Tracing DDoS attack source(s) is the first and one of the most important steps towards defeating a DDoS attack. Efficient and early attack source identification can help register cyber crimes and thus, deter other attackers. PHIL, DECIDUOUS, and iTrace are three popular DDoS source identification frameworks that are resilient against IP spoofing. In the current scenario, only destination IP is required to route a packet thus attackers can put any IP in the source field. This is the source identification problem. DECIDUOUS was one of the earliest IPsec-based source identification mechanism that works by utilizing the node-to-node authentication function of the IPsec protocol to establish an authenticated tunnel between every possible node in between the victim and the attacker. Although DECIDUOUS was widely adopted, it has several drawbacks, one of which is that network traffic from every node between victim and attacker has to route through IPsec tunnels which decrease the efficiency of the entire network. Another requirement of this method is that every node between the victim and attacker should cooperate, otherwise this method will fail. PHIL is also IPsec-based and aims to mitigate the drawbacks of DECIDUOUS by allowing to autonomously set up dynamic IPsec tunnels.
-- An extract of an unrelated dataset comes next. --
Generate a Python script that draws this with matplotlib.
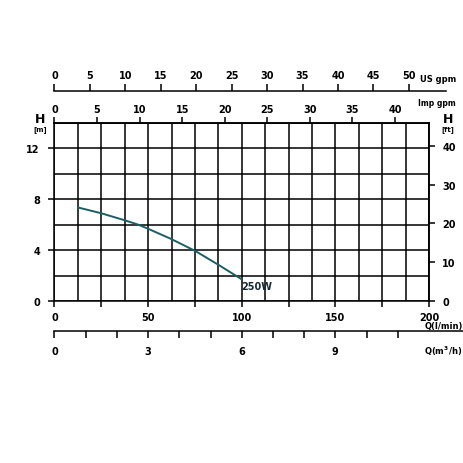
import matplotlib
matplotlib.use('Agg')
import matplotlib.pyplot as plt
import numpy as np
from matplotlib.ticker import MultipleLocator, FuncFormatter

plt.rcParams['font.family'] = ['DejaVu Sans']
plt.rcParams['font.weight'] = 'bold'

# pump curve 250W, flow in l/min, head in m
flow_lmin = [12.7, 25, 37.5, 44.8, 50, 62, 75, 87.5, 99.5]
head_m = [7.35, 6.9, 6.35, 6.0, 5.68, 4.9, 3.95, 2.85, 1.75]
curve_label = '250W'

us_gpm_ticks = [0, 5, 10, 15, 20, 25, 30, 35, 40, 45, 50]
imp_gpm_ticks = [0, 5, 10, 15, 20, 25, 30, 35, 40]
m3h_ticks = [0, 1, 2, 3, 4, 5, 6, 7, 8, 9, 10, 11]
m3h_labels = [0, 3, 6, 9]
ft_ticks = [0, 10, 20, 30, 40]
m_ticks = [0, 4, 8, 12]

LPM_US = 3.78541
LPM_IMP = 4.54609
LPM_M3H = 1000 / 60.
M_FT = 0.3048

lw = 1.1
fs = 7

fig = plt.figure(figsize=(4.64, 4.64), dpi=100)
W = H = 464.
ax = fig.add_axes([54.5 / W, (H - 302) / H, (429 - 54.5) / W, (302 - 124) / H])

ax.set_xlim(0, 200)
ax.set_ylim(0, 14)

# grid
ax.xaxis.set_minor_locator(MultipleLocator(12.5))
ax.yaxis.set_minor_locator(MultipleLocator(2))
ax.grid(which='minor', color='black', lw=lw)
ax.grid(which='major', color='black', lw=lw)
ax.set_axisbelow(True)
for s in ax.spines.values():
    s.set_linewidth(lw)

ax.xaxis.set_major_locator(MultipleLocator(25))
ax.xaxis.set_major_formatter(FuncFormatter(lambda v, p: '%d' % v if v % 50 == 0 else ''))
ax.set_yticks(m_ticks)
ax.tick_params(which='minor', length=0)
ax.tick_params(which='major', direction='out', length=4.5, width=lw, labelsize=fs, pad=3)
ax.tick_params(axis='x', which='major', length=4, pad=4)
ax.tick_params(axis='y', which='major', pad=6)

# curve
ax.plot(flow_lmin, head_m, color='#1d5e62', lw=1.4, zorder=5)
ax.text(flow_lmin[-1], head_m[-1] - 0.2, curve_label, fontsize=fs, va='top', ha='left',
        color='#1a2a30')

# right axis: ft
axr = ax.secondary_yaxis('right', functions=(lambda m: m / M_FT, lambda f: f * M_FT))
axr.set_yticks(ft_ticks)
axr.tick_params(direction='out', length=4.5, width=lw, labelsize=fs, pad=5)
axr.spines['right'].set_linewidth(lw)

# top axis: Imp gpm
axi = ax.secondary_xaxis('top', functions=(lambda q: q / LPM_IMP, lambda g: g * LPM_IMP))
axi.set_xticks(imp_gpm_ticks)
axi.tick_params(direction='out', length=4.5, width=lw, labelsize=fs, pad=2)
axi.spines['top'].set_linewidth(lw)

# US gpm axis
axu = ax.secondary_xaxis((302 - 92) / 178., functions=(lambda q: q / LPM_US, lambda g: g * LPM_US))
axu.set_xticks(us_gpm_ticks)
axu.tick_params(direction='out', length=5, width=lw, labelsize=fs, pad=3)
axu.spines['top'].set_linewidth(lw)
axu.spines['top'].set_bounds(0, 209 / LPM_US)

# m3/h axis
axm = ax.secondary_xaxis(-30 / 178., functions=(lambda q: q / LPM_M3H, lambda g: g * LPM_M3H))
axm.set_xticks(m3h_ticks)
axm.set_xticklabels([str(t) if t in m3h_labels else '' for t in m3h_ticks])
axm.tick_params(direction='out', length=5, width=lw, labelsize=fs, pad=6)
axm.spines['bottom'].set_linewidth(lw)
axm.spines['bottom'].set_bounds(0, 219 / LPM_M3H)

# axis titles
fig.text(40 / W, 1 - 120 / H, 'H', fontsize=9, ha='center', va='center')
fig.text(40 / W, 1 - 130 / H, '[m]', fontsize=5, ha='center', va='center')
fig.text(448 / W, 1 - 120 / H, 'H', fontsize=9, ha='center', va='center')
fig.text(448 / W, 1 - 130 / H, '[ft]', fontsize=5, ha='center', va='center')
fig.text(456 / W, 1 - 79 / H, 'US gpm', fontsize=6, ha='right', va='center')
fig.text(456 / W, 1 - 104 / H, 'Imp gpm', fontsize=5.5, ha='right', va='center')
fig.text(463 / W, 1 - 326.5 / H, 'Q(l/min)', fontsize=6, ha='right', va='center')
fig.text(462 / W, 1 - 351 / H, 'Q(m$^3$/h)', fontsize=6, ha='right', va='center')

fig.savefig('out.png', dpi=100, facecolor='white')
In the i-TRACE(ICMP Traceback) mechanism, intermediatory nodes infrequently send an ICMP traceback packet along with the data packet to the destination. With enough data packets, the victim can easily trace back the source of the DDoS attack. It is relatively faster and a much better approach.

Multi-level rate limiting

Rate limiting is a feature of the Linux firewall that allows the system admin to set an upper bound on the amount of incoming traffic from a particular IP address. In addition to this, we can also limit the incoming traffic belonging to a certain protocol. Multi-level rate limiting is an adaptive rate-limiting technique that imposes a stricter restriction on the source IP(s), or on the protocol(s) exploited in DDoS attack, as the duration of DDoS attack increases, For instance, if the default upper-bound on GRE packets is 100pps(packets per second) and the GRE traffic during a DDOS attack exceeds the upper bound, then the multi-level rate limiting technique will adaptively decrease the upper on GRE traffic. Similarly, if an IP address produces data traffic that is more then the upper-bound and for a long duration, then the upper bound on traffic allowed from this particular IP address will decrease. This method can be used along with the IDS, where IDS can provide the IP and protocol to put restrictions on.

Class-based Queuing(CBQ)

CBQ is another technique IRS technique that works by dividing the entire system bandwidth into multiple classes or queues belonging to certain protocols. For instance, a system admin can choose to allocate 80% of the bandwidth to HTTP(S) traffic, 10% to mail services, and 10% to ICMP protocol. This is a very effective solution against GRE and  SYN flooding. CBQ can be implemented using the mangle table and ‘tc’ command in Linux. You can read more about this technique in [2].

References:

  1. DDoS Attacks and Defenses course on Coursera by Prof. Edward Chow
  2. DESIGN OF AN AUTONOMOUS ANTI-DDOS NETWORK (A2D2) by Angela Cearns[link]
  3. Kerbs on Security: https://krebsonsecurity.com/2016/09/krebsonsecurity-hit-with-record-ddos/
  4. On Network-Layer Packet Traceback: Tracing Denial-of-Service (DoS) and Distributed Denial-of-Service (DDoS) Attacks. [link]
  5. Entropy based Anomaly Detection System to Prevent DDoS Attacks in Cloud by Navaz et al. [link]
  6. Denial of Service attacks and the emergence of “Intrusion Prevention Systems” by Adrian Brindley [link]
  7. DDOS protection strategies [link]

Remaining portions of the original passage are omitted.